Furthermore, these savings came from their incumbent supplier, eliminating all switching costs or operational risks associated with changing vendors.

Additionally, the incumbent supplier agreed to even higher savings on specific paper and toner products not covered in the CBM but quite important to the client.

Furthermore, the sourcing efforts provided even greater value through a volume-based rebate structure that was tied solely to the client's historic volumes, and thus, were far more in the client's control and more likely to be achieved than those in the CBM deal.

Lastly, the sourcing effort led to better payment terms than the CBM, as well as a $100,000 retention bonus paid directly to the client to seal the deal.

Let's re-cap what was achieved through 'Implied Leverage'. By focusing on the client's specific realworld requirements, and by leveraging deep market knowledge and strong price benchmarks, GEP achieved lower prices, better terms, with less risk, no costs and immediate cash flow benefits.

That, we submit, in dollars and cents is the power of rigorous strategic sourcing and 'Implied Leverage' provided by an expert procurement services provider.

Consider Reality

Consortia-based buying models can deliver significant savings benefits to small- and mid-sized companies. But large, global companies simply do not achieve the same gains. Non-compliance is endemic and creates enormous gaps between contracted and realized savings. Moreover, the inherent awkward nature of CBMs brings often unacceptable limitations on business agility and competitiveness.

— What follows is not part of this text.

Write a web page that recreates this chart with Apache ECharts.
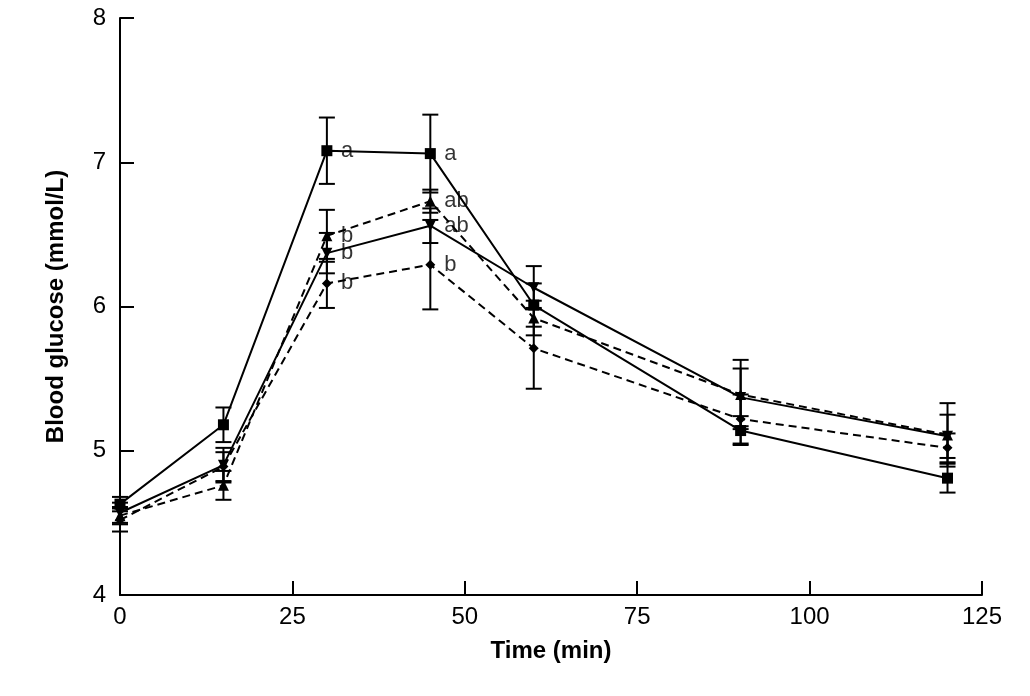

In fact, CBMs foist a hornet's nest of strategic, operational and competitive issues onto large, global enterprises. What makes these potentially self-inflicted wounds worse is that they are entirely unnecessary.

Procurement services providers provide the surest route not only to the best price but also the best value.

Industry, category and market expertise, state-ofart tools and technology, relationships, resources, reputation, skilled staff on demand and at scale, optimized work process and proven methodologies — these are just some of the assets that enable procurement service providers to leverage the spend of large enterprise clients in the most efficient, effective ways possible.

Working with a procurement service provider, a large enterprise will realize both higher savings and best value. Without loss of visibility, relationship, understanding or control. Without sacrificing the confidence and satisfaction of internal clients. And without resignation to abysmal rates of compliance that render the consortium purchasing agreement functionally irrelevant.